Mathematical practice is an emerging interdisciplinary field which draws on philosophy, social science and ethnography, and the input of mathematicians themselves, to understand how mathematics is produced. Online mathematical activity provides a rich source of data for empirical investigation of mathematical practice – for example the community question answering system mathoverflow contains around 40,000 mathematical conversations, and polymath collaborations provide transcripts of the process of discovering proofs. Such investigations show the importance of “soft” aspects such as analogy and creativity, alongside formal deduction, in the production of mathematics, and give us new ways to think about the possible complementary roles of people and machines in creating new mathematical knowledge.

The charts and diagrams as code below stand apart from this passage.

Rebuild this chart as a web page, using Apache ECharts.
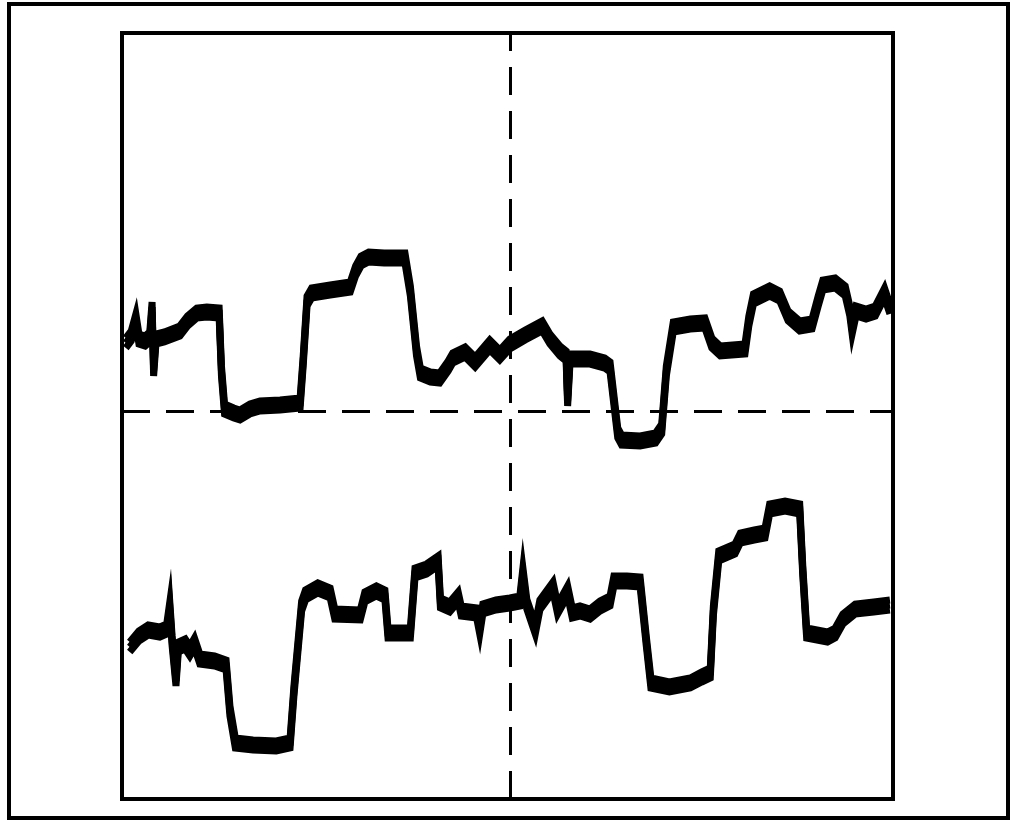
<!DOCTYPE html>
<html>
<head>
<meta charset="utf-8">
<script src="https://cdn.jsdelivr.net/npm/echarts@6/dist/echarts.min.js"></script>
<style>
  html, body { margin: 0; padding: 0; background: #fff; }
  #chart { width: 1013px; height: 821px; }
</style>
</head>
<body>
<div id="chart"></div>
<script>
// Upper trace: [time, level] samples
const upperTrace = [
  [0.5, 0.68], [1.2, 0.75], [1.8, 0.92], [2.2, 0.72], [3.0, 0.70], [3.6, 0.74],
  [3.9, 1.04], [4.1, 0.40], [4.4, 0.72], [5.5, 0.74], [7.5, 0.80], [8.5, 0.90],
  [9.7, 0.98], [11.0, 0.99], [12.6, 0.98], [12.9, 0.40], [13.3, 0.02], [14.5, -0.02],
  [15.3, -0.04], [16.6, 0.02], [17.9, 0.05], [20.5, 0.06], [23.1, 0.08], [23.5, 0.50],
  [24.0, 1.10], [24.6, 1.18], [27.0, 1.21], [29.6, 1.24], [30.3, 1.40], [31.0, 1.50],
  [32.0, 1.54], [34.0, 1.53], [36.7, 1.53], [37.4, 1.20], [38.2, 0.60], [38.7, 0.38],
  [40.0, 0.34], [41.2, 0.33], [42.3, 0.45], [42.9, 0.53], [44.5, 0.59], [45.8, 0.49],
  [47.7, 0.66], [49.0, 0.56], [50.3, 0.67], [52.3, 0.76], [54.5, 0.85], [55.5, 0.72],
  [56.8, 0.60], [57.6, 0.55], [57.8, 0.10], [58.1, 0.52], [58.8, 0.52], [60.7, 0.52],
  [62.6, 0.48], [63.3, 0.44], [64.3, -0.22], [64.8, -0.29], [67.2, -0.30], [69.2, -0.27],
  [70.0, -0.18], [70.6, 0.40], [71.5, 0.84], [73.7, 0.87], [75.6, 0.88], [76.5, 0.68],
  [77.6, 0.60], [80.8, 0.62], [81.3, 0.90], [81.9, 1.12], [84.0, 1.20], [85.3, 1.15],
  [86.4, 0.95], [87.9, 0.85], [89.5, 0.87], [90.3, 1.10], [90.9, 1.26], [92.5, 1.28],
  [93.8, 1.20], [94.4, 1.00], [94.7, 0.82], [95.2, 1.00], [96.5, 0.97], [97.7, 1.00],
  [98.9, 1.18], [99.6, 1.02]
];

// Lower trace: [time, level] samples
const lowerTrace = [
  [1.0, -2.36], [2.2, -2.25], [3.4, -2.19], [4.9, -2.21], [5.8, -2.18], [6.2, -1.96],
  [6.5, -2.30], [7.0, -2.70], [7.3, -2.36], [8.2, -2.33], [8.8, -2.40], [9.4, -2.32],
  [10.1, -2.48], [12.0, -2.50], [13.5, -2.54], [14.0, -3.00], [14.7, -3.32], [17.0, -3.34],
  [20.0, -3.35], [21.8, -3.32], [22.3, -2.80], [23.3, -1.95], [23.8, -1.84], [25.4, -1.77],
  [27.0, -1.82], [27.6, -2.03], [30.9, -2.04], [31.5, -1.86], [33.0, -1.80], [34.1, -1.84],
  [34.5, -2.22], [37.4, -2.22], [38.0, -1.62], [39.5, -1.58], [41.0, -1.50], [41.3, -1.92],
  [42.5, -1.96], [43.6, -1.86], [44.0, -2.00], [46.0, -2.02], [46.4, -2.18], [46.8, -1.98],
  [48.5, -1.94], [50.3, -1.92], [51.6, -1.90], [52.0, -1.62], [52.5, -1.93], [53.6, -2.18],
  [54.2, -1.94], [55.9, -1.76], [56.5, -1.98], [57.8, -1.80], [58.4, -2.02], [59.4, -2.00],
  [60.7, -2.03], [62.0, -1.95], [63.3, -1.90], [63.8, -1.70], [65.5, -1.70], [67.2, -1.71],
  [68.0, -2.30], [68.6, -2.72], [71.0, -2.76], [73.7, -2.72], [75.2, -2.66], [76.3, -2.62],
  [76.7, -2.00], [77.4, -1.45], [79.5, -1.38], [80.2, -1.27], [82.0, -1.24], [83.4, -1.22],
  [84.0, -0.98], [86.0, -0.95], [87.9, -0.98], [88.3, -1.60], [88.8, -2.22], [91.5, -2.26],
  [92.5, -2.22], [93.5, -2.08], [95.1, -1.98], [97.5, -1.96], [99.6, -1.94]
];

// Reference cursors
const timeCursor = 50.3;
const levelCursor = 0;

// Axis extents
const xRange = [0, 100];
const yRange = [-3.88, 3.78];

// The noisy band around each trace is drawn as a few stacked strokes
const bandOffsets = [-0.05, 0, 0.05];

function bandSeries(trace) {
  return bandOffsets.map(function (off) {
    return {
      type: 'line',
      data: trace.map(function (p) { return [p[0], p[1] + off]; }),
      showSymbol: false,
      symbol: 'none',
      silent: true,
      lineStyle: { color: '#000', width: 7, join: 'miter' },
      z: 3
    };
  });
}

const series = [].concat(bandSeries(upperTrace), bandSeries(lowerTrace));

series.push({
  type: 'line',
  data: [],
  silent: true,
  markLine: {
    silent: true,
    symbol: ['none', 'none'],
    label: { show: false },
    lineStyle: { color: '#000', width: 3, type: [28, 16] },
    data: [
      { xAxis: timeCursor },
      { yAxis: levelCursor }
    ]
  }
});

const chart = echarts.init(document.getElementById('chart'), null, { renderer: 'canvas' });
chart.setOption({
  animation: false,
  backgroundColor: '#fff',
  grid: {
    left: 122, top: 33, right: 120, bottom: 22,
    show: true, borderColor: '#000', borderWidth: 4, backgroundColor: 'transparent'
  },
  xAxis: {
    type: 'value', min: xRange[0], max: xRange[1], show: false,
    splitLine: { show: false }
  },
  yAxis: {
    type: 'value', min: yRange[0], max: yRange[1], show: false,
    splitLine: { show: false }
  },
  graphic: [{
    type: 'rect',
    shape: { x: 9, y: 4, width: 999, height: 814 },
    style: { fill: 'none', stroke: '#000', lineWidth: 4 },
    silent: true
  }],
  series: series
});
</script>
</body>
</html>
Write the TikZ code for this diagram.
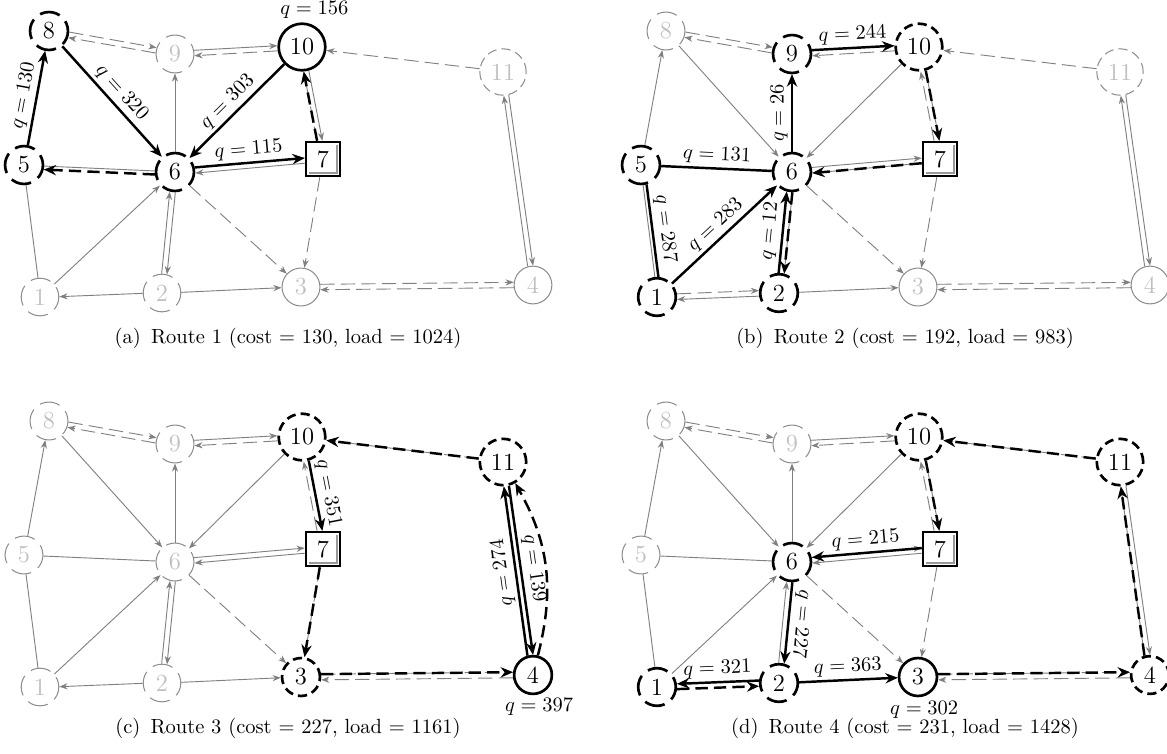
\documentclass[tikz,border=0pt]{standalone}
\usetikzlibrary{arrows.meta,calc,positioning}
\newcommand\offarc[6]{%
  \pgfmathanglebetweenpoints{\pgfpointanchor{#2}{center}}{\pgfpointanchor{#3}{center}}%
  \let\oaAng\pgfmathresult
  \pgfmathsetmacro\oaS{\oaAng+(#4)}%
  \pgfmathsetmacro\oaE{\oaAng+180-(#5)}%
  \draw[#1] (#2.\oaS) -- #6 (#3.\oaE);%
}
\newcommand\depotin[1]{%
  \draw[black!40, line width=0.7pt] ([shift={(-2pt,-2.2pt)}]#1.north east) -- ([shift={(-2pt,2pt)}]#1.south east) -- ([shift={(2.2pt,2pt)}]#1.south west);}
\newcommand\basegraph[1]{%
 \offarc{gAd}{#18}{#19}{8}{8}{}%
 \offarc{gAd}{#19}{#18}{8}{8}{}%
 \offarc{gA}{#19}{#110}{8}{6}{}%
 \offarc{gAd}{#110}{#19}{6}{8}{}%
 \offarc{gA}{#111}{#14}{6}{8}{}%
 \offarc{gA}{#14}{#111}{8}{6}{}%
 \offarc{gAd}{#13}{#14}{8}{8}{}%
 \offarc{gAd}{#14}{#13}{8}{8}{}%
 \offarc{gA}{#12}{#16}{8}{8}{}%
 \offarc{gA}{#16}{#12}{8}{8}{}%
 \offarc{gA}{#16}{#17}{8}{8}{}%
 \offarc{gA}{#17}{#16}{8}{8}{}%
 \offarc{gA}{#110}{#17}{6}{8}{}%
 \offarc{gAd}{#17}{#110}{8}{6}{}%
 \offarc{gAd}{#111}{#110}{0}{0}{}%
 \offarc{gA}{#12}{#13}{0}{0}{}%
 \offarc{gE}{#11}{#15}{0}{0}{}%
 \offarc{gA}{#15}{#18}{0}{0}{}%
 \offarc{gE}{#15}{#16}{0}{0}{}%
 \offarc{gA}{#11}{#16}{0}{0}{}%
 \offarc{gAd}{#16}{#13}{0}{0}{}%
 \offarc{gAd}{#17}{#13}{0}{0}{}%
 \offarc{gA}{#110}{#16}{0}{0}{}%
 \offarc{gA}{#18}{#16}{0}{0}{}%
 \offarc{gA}{#16}{#19}{0}{0}{}%
}
\tikzset{
 nd/.style={circle, inner sep=3pt, font=\large},
 gn/.style={nd, draw=black!45, text=black!25, line width=0.5pt},
 bn/.style={nd, draw=black, text=black, line width=1.3pt},
 pd/.style={dash pattern=on 10pt off 4pt, dash phase=5pt},
 dd/.style={dash pattern=on 4.5pt off 2.5pt},
 depot/.style={rectangle, draw=black, line width=1.3pt, minimum size=16.5pt, inner sep=2pt, font=\large},
 gA/.style={draw=black!50, line width=0.45pt, -{Stealth[length=4pt,width=3pt]}},
 gAd/.style={gA, dash pattern=on 7pt off 3pt},
 gE/.style={draw=black!50, line width=0.45pt},
 bS/.style={draw=black, line width=1.2pt, -{Stealth[length=6pt,width=5pt]}},
 bD/.style={bS, dash pattern=on 6pt off 3pt},
 bE/.style={draw=black, line width=1.2pt},
 lbl/.style={font=\normalsize, inner sep=1.5pt, text=black},
 captext/.style={font=\normalsize},
}
\begin{document}
\begin{tikzpicture}[x=0.4878pt, y=-0.4878pt]
\useasboundingbox (0,0) rectangle (1167,753);
% ---------------- (a)
\begin{scope}
\node[bn,pd] (a8) at (49,31) {8};
\node[gn,pd] (a9) at (175,54) {9};
\node[bn] (a10) at (302,47) {10};
\node[gn,dd] (a11) at (503,72) {11};
\node[bn,pd] (a5) at (24,165) {5};
\node[bn,pd] (a6) at (175,172) {6};
\node[depot] (a7) at (323,159) {7};
\node[gn,pd] (a1) at (40,297) {1};
\node[gn,pd] (a2) at (162,293) {2};
\node[gn] (a3) at (301,287) {3};
\node[gn] (a4) at (533,285) {4};
\depotin{a7}
\basegraph{a}
\offarc{gA}{a2}{a1}{0}{0}{}
\offarc{bD}{a7}{a10}{8}{6}{}
\offarc{bS}{a10}{a6}{0}{0}{node[lbl,sloped,above]{$q=303$}}
\offarc{bS}{a6}{a7}{8}{8}{node[lbl,sloped,above]{$q=115$}}
\offarc{bD}{a6}{a5}{10}{10}{}
\offarc{bS}{a5}{a8}{0}{0}{node[lbl,sloped,above]{$q=130$}}
\offarc{bS}{a8}{a6}{0}{0}{node[lbl,sloped,above]{$q=320$}}
\node[lbl, above=0pt of a10, xshift=6pt] (la10) {$q=156$};
\node[captext] (capa) at (288,338) {(a)\hspace{5pt}Route 1 (cost $=$ 130, load $=$ 1024)};
\end{scope}
% ---------------- (b)
\begin{scope}[shift={(617,0)}]
\node[gn,pd] (b8) at (49,31) {8};
\node[bn,pd] (b9) at (175,54) {9};
\node[bn,dd] (b10) at (302,47) {10};
\node[gn,dd] (b11) at (503,72) {11};
\node[bn,pd] (b5) at (24,165) {5};
\node[bn,pd] (b6) at (175,172) {6};
\node[depot] (b7) at (323,159) {7};
\node[bn,pd] (b1) at (40,297) {1};
\node[bn,pd] (b2) at (162,293) {2};
\node[gn] (b3) at (301,287) {3};
\node[gn] (b4) at (533,285) {4};
\depotin{b7}
\basegraph{b}
\offarc{gAd}{b1}{b2}{8}{8}{}
\offarc{gA}{b2}{b1}{8}{8}{}
\offarc{bD}{b7}{b6}{8}{8}{}
\offarc{bE}{b5}{b6}{0}{0}{node[lbl,sloped,above]{$q=131$}}
\offarc{bE}{b5}{b1}{10}{10}{node[lbl,sloped,above]{$q=287$}}
\offarc{bS}{b1}{b6}{0}{0}{node[lbl,sloped,above]{$q=283$}}
\offarc{bD}{b6}{b2}{8}{8}{}
\offarc{bS}{b2}{b6}{8}{8}{node[lbl,sloped,above]{$q=12$}}
\offarc{bS}{b6}{b9}{0}{0}{node[lbl,sloped,above,allow upside down]{$q=26$}}
\offarc{bS}{b9}{b10}{8}{6}{node[lbl,sloped,above]{$q=244$}}
\offarc{bD}{b10}{b7}{6}{8}{}
\node[captext] (capb) at (288,338) {(b)\hspace{5pt}Route 2 (cost $=$ 192, load $=$ 983)};
\end{scope}
% ---------------- (c)
\begin{scope}[shift={(0,390)}]
\node[gn,pd] (c8) at (49,31) {8};
\node[gn,pd] (c9) at (175,54) {9};
\node[bn,dd] (c10) at (302,47) {10};
\node[bn,dd] (c11) at (503,72) {11};
\node[gn,pd] (c5) at (24,165) {5};
\node[gn,pd] (c6) at (175,172) {6};
\node[depot] (c7) at (323,159) {7};
\node[gn,pd] (c1) at (40,297) {1};
\node[gn,pd] (c2) at (162,293) {2};
\node[bn,dd] (c3) at (301,287) {3};
\node[bn] (c4) at (533,285) {4};
\depotin{c7}
\basegraph{c}
\offarc{gA}{c2}{c1}{0}{0}{}
\offarc{bD}{c7}{c3}{0}{0}{}
\offarc{bD}{c3}{c4}{8}{8}{}
\offarc{bS}{c4}{c11}{8}{6}{node[lbl,sloped,above,allow upside down]{$q=274$}}
\offarc{bS}{c11}{c4}{6}{8}{node[lbl,sloped,above]{$q=139$}}
\draw[bD] (c4) to[bend right=22] (c11);
\offarc{bD}{c11}{c10}{0}{0}{}
\offarc{bS}{c10}{c7}{6}{8}{node[lbl,sloped,above]{$q=351$}}
\node[lbl, below=0pt of c4, xshift=3pt] (lc4) {$q=397$};
\node[captext] (capc) at (288,338) {(c)\hspace{5pt}Route 3 (cost $=$ 227, load $=$ 1161)};
\end{scope}
% ---------------- (d)
\begin{scope}[shift={(617,390)}]
\node[gn,pd] (d8) at (49,31) {8};
\node[gn,pd] (d9) at (175,54) {9};
\node[bn,dd] (d10) at (302,47) {10};
\node[bn,dd] (d11) at (503,72) {11};
\node[gn,pd] (d5) at (24,165) {5};
\node[bn,pd] (d6) at (175,172) {6};
\node[depot] (d7) at (323,159) {7};
\node[bn,pd] (d1) at (40,297) {1};
\node[bn,pd] (d2) at (162,293) {2};
\node[bn] (d3) at (301,287) {3};
\node[bn,dd] (d4) at (533,285) {4};
\depotin{d7}
\basegraph{d}
\offarc{bS}{d7}{d6}{-8}{-8}{node[lbl,sloped,above]{$q=215$}}
\offarc{bS}{d6}{d2}{8}{8}{node[lbl,sloped,above,allow upside down]{$q=227$}}
\offarc{bS}{d2}{d1}{-8}{-8}{node[lbl,sloped,above]{$q=321$}}
\offarc{bD}{d1}{d2}{-8}{-8}{}
\offarc{bS}{d2}{d3}{0}{0}{node[lbl,sloped,above]{$q=363$}}
\offarc{bD}{d3}{d4}{8}{8}{}
\offarc{bD}{d4}{d11}{8}{6}{}
\offarc{bD}{d11}{d10}{0}{0}{}
\offarc{bD}{d10}{d7}{6}{8}{}
\node[lbl, below=0pt of d3, xshift=3pt] (ld3) {$q=302$};
\node[captext] (capd) at (288,338) {(d)\hspace{5pt}Route 4 (cost $=$ 231, load $=$ 1428)};
\end{scope}
\end{tikzpicture}
\end{document}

Social machines are new paradigm, identified by Berners-Lee, for viewing a combination of people and computers as a single problem-solving entity, and the subject of major international research endeavours. I present progress on a research agenda for mathematics social machines, a combination of people, computers, and mathematical archives to create and apply mathematics, which is being pursued at Oxford under an EPSRC Fellowship.

Jesús Sanz-Serna, Department of Applied Mathematics, Universidad Carlos III de Madrid
The Power of Randomness

Many phenomena around us are random and mathematics, as a pattern-seeking science, has succeeded in making sense of them. Unfortunately our minds do not operate in ways that allow us to be in tune with randomness. My talk will be a series of examples that make apparent the difficulties we all face when dealing with probability; these examples, while mathematically very simple, will hopefully be thought-provoking.

Mark Wilson, Department of Philosophy, University of Pittsburgh
Approximation’s Hidden Hand

Language often works most efficiently if it practices a division of descriptive labor, in which different semantic chores are parceled out to different representations operating in coordinated harmony. In this talk, I’ll discuss how satellite “approximations” of a finite element stripe played a central but acknowledged role in keeping the development of classical mechanics moving forward in a profitable way.